Maddox has been approached by Shelley's one surviving son, Percy, and his wife to procure remaining letters of Shelley's that they believe Claire Clairmont, now in her fifties, may have. Maddox's great-uncle first received the Shelleys' card when they called and immediately had a stroke – as Maddox begins to investigate, he finds the man in whose footsteps he wants to follow is heavily implicated in the Shelleys' history.

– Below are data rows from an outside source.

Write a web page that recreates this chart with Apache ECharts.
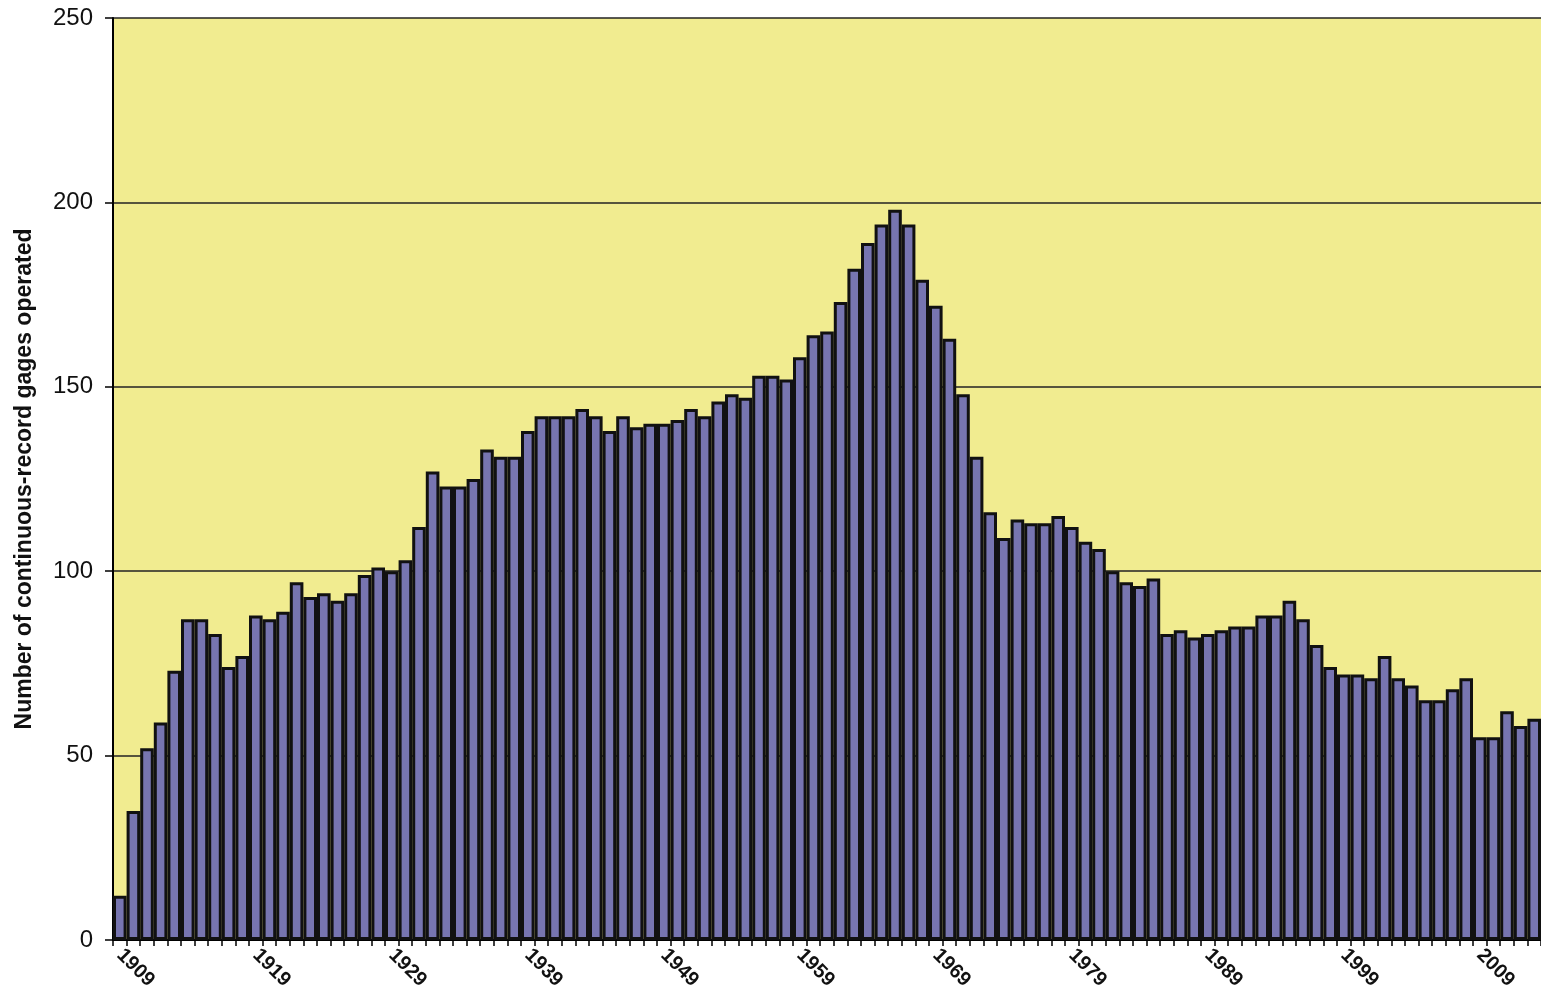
<!DOCTYPE html>
<html>
<head>
<meta charset="utf-8">
<script src="https://cdn.jsdelivr.net/npm/echarts@6/dist/echarts.min.js"></script>
<style>
html,body{margin:0;padding:0;background:#fff;}
#chart{width:1541px;height:998px;}
</style>
</head>
<body>
<div id="chart"></div>
<script>
const years = [];
for (let y = 1909; y <= 2013; y++) years.push(String(y));

const gages = [
  12, 35, 52, 59, 73, 87, 87, 83, 74, 77,          // 1909-1918
  88, 87, 89, 97, 93, 94, 92, 94, 99, 101,         // 1919-1928
  100, 103, 112, 127, 123, 123, 125, 133, 131, 131, // 1929-1938
  138, 142, 142, 142, 144, 142, 138, 142, 139, 140, // 1939-1948
  140, 141, 144, 142, 146, 148, 147, 153, 153, 152, // 1949-1958
  158, 164, 165, 173, 182, 189, 194, 198, 194, 179, // 1959-1968
  172, 163, 148, 131, 116, 109, 114, 113, 113, 115, // 1969-1978
  112, 108, 106, 100, 97, 96, 98, 83, 84, 82,       // 1979-1988
  83, 84, 85, 85, 88, 88, 92, 87, 80, 74,           // 1989-1998
  72, 72, 71, 77, 71, 69, 65, 65, 68, 71,           // 1999-2008
  55, 55, 62, 58, 60                                // 2009-2013
];

const yTicks = { min: 0, max: 250, interval: 50 };
const yTitle = 'Number of continuous-record gages operated';

const chart = echarts.init(document.getElementById('chart'));
chart.setOption({
  backgroundColor: '#ffffff',
  animation: false,
  grid: {
    left: 113, top: 18, bottom: 58, right: -9.5,
    show: true, backgroundColor: '#f1ec90', borderWidth: 0
  },
  xAxis: {
    type: 'category',
    data: years,
    boundaryGap: true,
    axisLine: { show: true, lineStyle: { color: '#000', width: 2 } },
    axisTick: { show: true, interval: 0, length: 6, lineStyle: { color: '#000', width: 1.5 } },
    axisLabel: {
      interval: 9, rotate: -45, margin: 12,
      fontFamily: 'Liberation Sans, Arial, sans-serif',
      fontSize: 20, fontWeight: 'bold', color: '#111'
    },
    splitLine: { show: false }
  },
  yAxis: {
    type: 'value',
    min: yTicks.min, max: yTicks.max, interval: yTicks.interval,
    name: yTitle,
    nameLocation: 'middle',
    nameGap: 77,
    nameRotate: 90,
    nameTextStyle: {
      fontFamily: 'Liberation Sans, Arial, sans-serif',
      fontSize: 23, fontWeight: 'bold', color: '#111'
    },
    axisLine: { show: true, lineStyle: { color: '#000', width: 2 } },
    axisTick: { show: true, length: 8, lineStyle: { color: '#000', width: 1.5 } },
    axisLabel: {
      margin: 20,
      fontFamily: 'Liberation Sans, Arial, sans-serif',
      fontSize: 24, color: '#111'
    },
    splitLine: { show: true, lineStyle: { color: '#222', width: 1.5 } }
  },
  series: [{
    type: 'bar',
    data: gages,
    barCategoryGap: '0%',
    itemStyle: { color: '#7775b0', borderColor: '#111', borderWidth: 3 }
  }]
});
</script>
</body>
</html>
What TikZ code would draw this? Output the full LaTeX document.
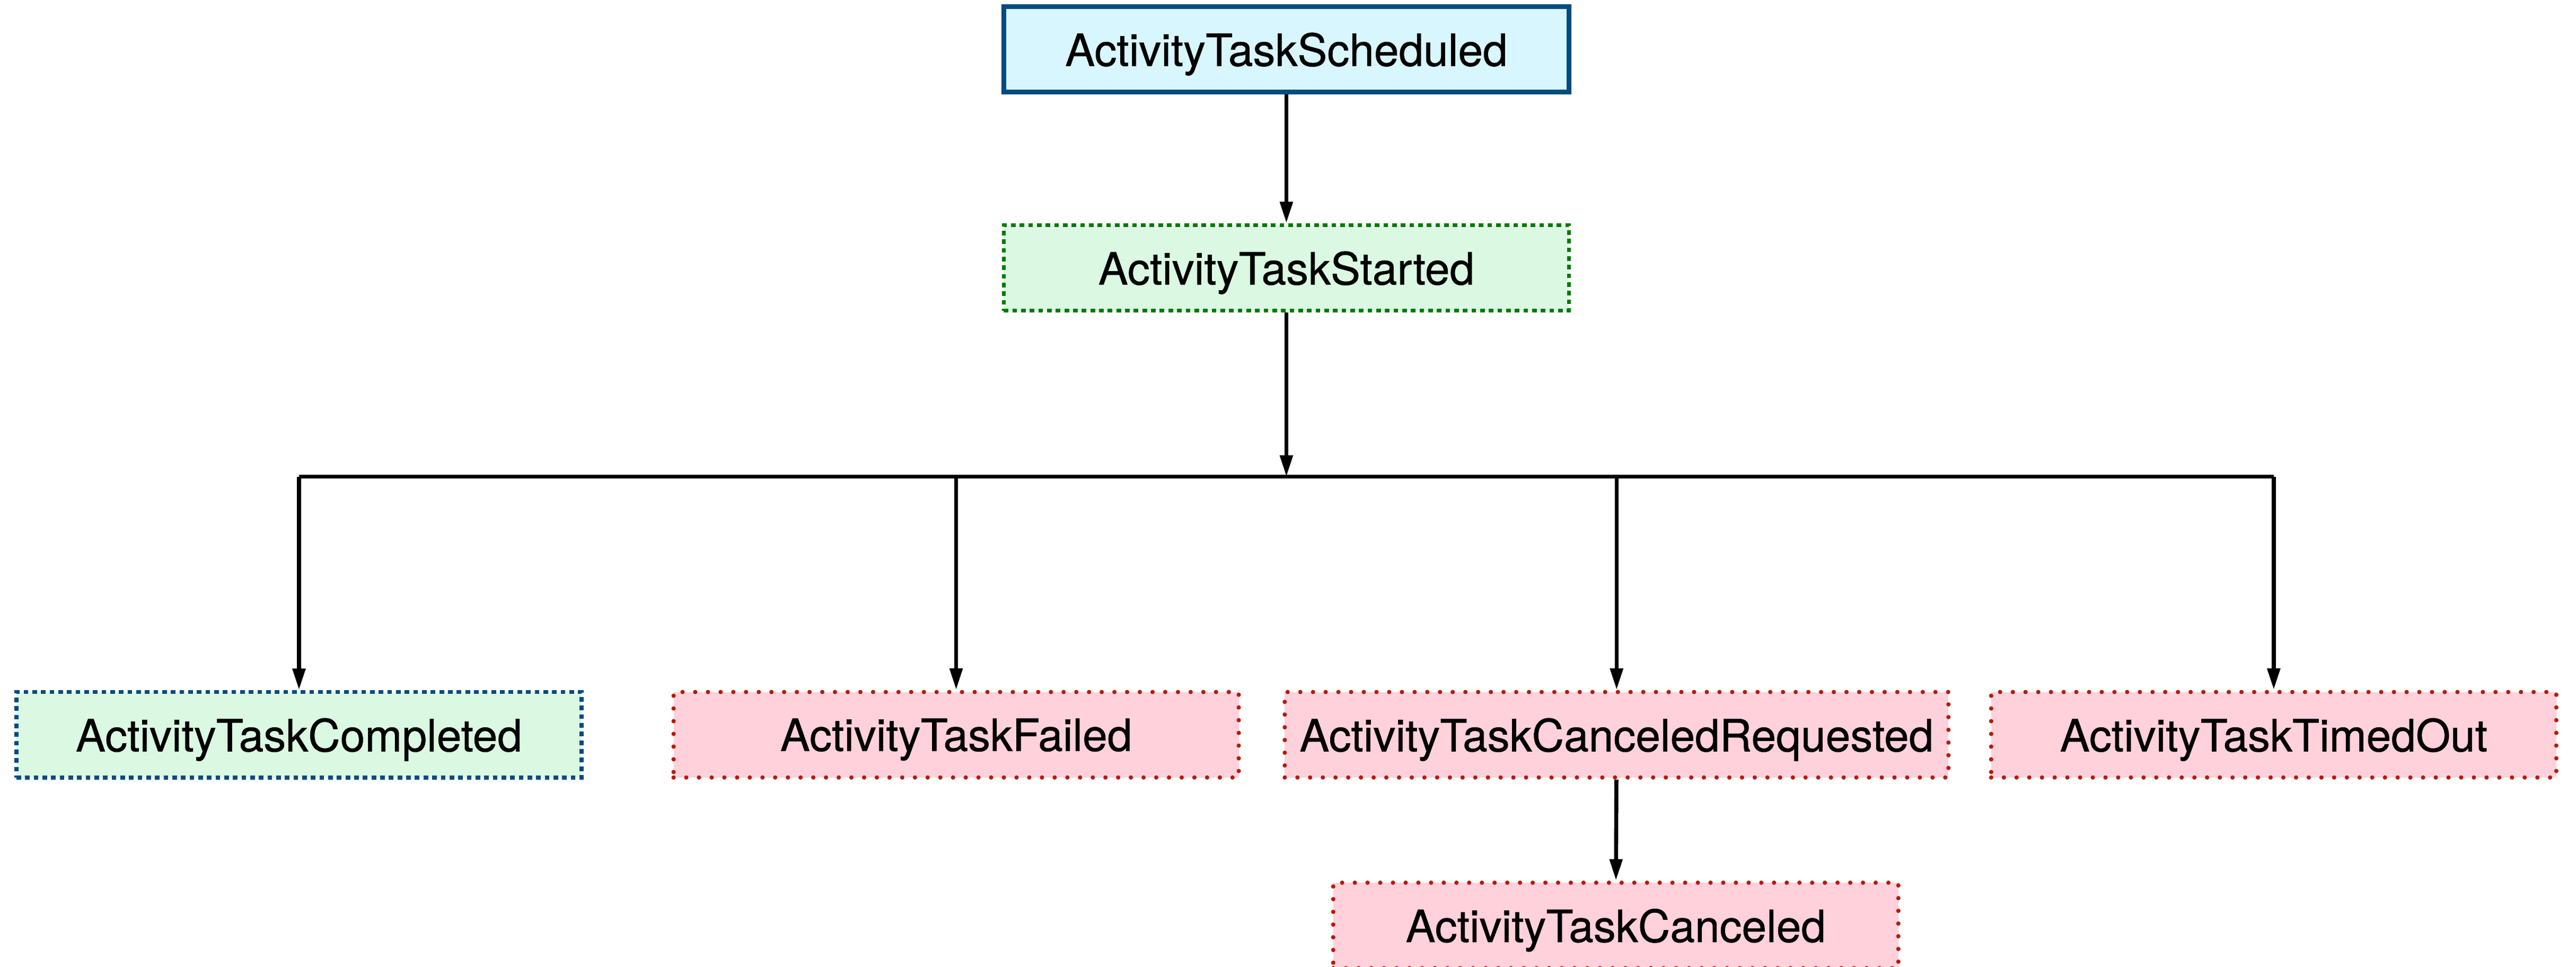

Shepherd wisely keeps her circle small – Maddox meets the still alluring and vivacious Clairmont as one might expect, but there is a huge cast of extra players that she avoids (Jane Williams, for instance, with whom Mary had a huge row after their husbands died in the same sailing accident, and with whom Shelley was reputed to have been in love). It's inevitable, with stories involving passion and high drama, that sides are taken, and biographers and novelists are no different. Shepherd's focus is on the women she regards as victims of a heartless and almost demonic Shelley – his circle is a "looking-glass world Shelley built for himself and then could not escape". The pace of her novel builds almost frenetically as it reaches its close and loose ends are tied up. Not everyone will accept her conclusions about some of the mysteries of the Shelley myth, but the melodrama of her assertions matches the melodrama of the lives lived. Her gripping novel, enjoyable as it is, goes beyond simple entertainment to try to say something new about a lingering literary mystery.